Logo of Phnom Penh Post newspaper Phnom Penh Post - Govt launches Borei Keila probe

Govt launches Borei Keila probe

Govt launches Borei Keila probe


Some 120 families have lodged a complaint saying they have been cheated out of the homes they are entitled to at the relocation project; now a government delegation will investigate


Residents at Borei Keila last week. Some residents claim they have been cheated out of houses they are entitled to.

AGOVERNMENT delegation will investigate the complaint of 120 Borei Keila families who say that they have been deprived of their right to a new apartment under the government's relocation scheme, officials said Sunday.

Sok Phalla, deputy chief of the Department of National Assembly-Senate Relations and Investigations (NASRI), confirmed that he will be leading the investigation.

"I am working on the [Borei Keila] case, but I can't tell when [the investigation] will finish," he said, adding that while he has visited the site he cannot disclose additional information about the investigation while it is ongoing.

The 120 families, who say that they were eligible for apartments in the new buildings at Borei Keila, sent a letter of complaint to Prime Minister Hun Sen in July alleging that they have been deprived of this right by local authorities and are being temporarily sheltered in poor conditions.
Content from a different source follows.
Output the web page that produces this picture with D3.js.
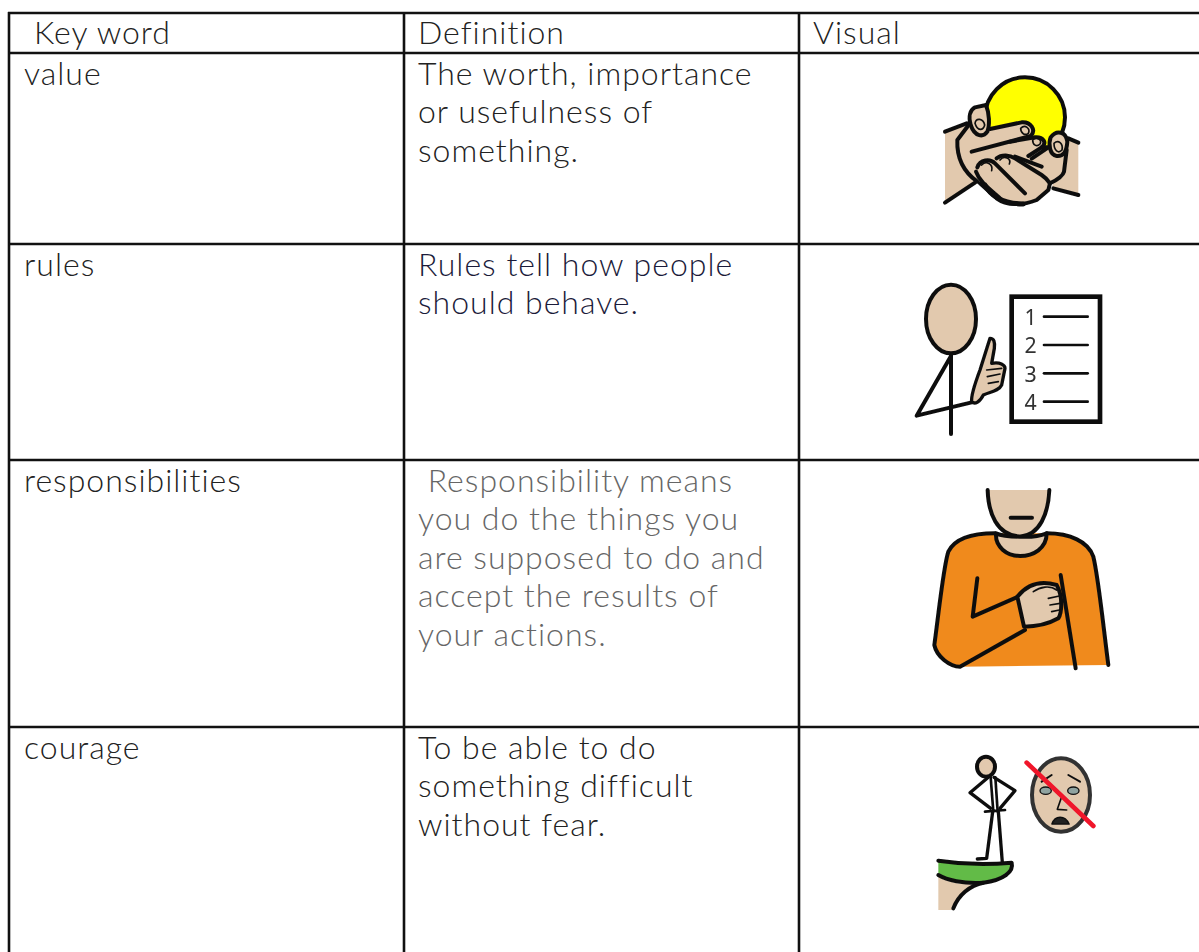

The investigation was initiated when Men Sam On, the former minister of NASRI, called for the creation of a delegation to examine the problem on August 20 in response to the resident's complaint.

Borei Keila is the only remaining social land concession, a scheme that was announced by the Council of Ministers in June 2003 as a way to upgrade poor settlements around Phnom Penh.

Resettlement 'derailed'

The government contracted Phanimex company to build 10 apartment buildings to re-house 1,776 families slated for eviction. Only three buildings have been constructed to date.

Naly Pilorge, director of local rights group Licadho, said she hopes the investigation will improve the lot of the 120 affected families, but added she had doubts as to whether it would be effective. "This is what [the government] does all the time. We hope that their intentions are legitimate, but [investigation] delegations have been set down before [in similar cases] and nothing has happened," she said.

Manfred Hornung, legal consultant at Licadho, said Thursday that the resettlement scheme "derailed" due to a nontransparent allocation process.

"We have observed a trend, where [the] most vulnerable families, which by definition should get a place in a social concession, are now being deprived of their rights and other families are given priority. This is in contravention of the spirit of the social land concession."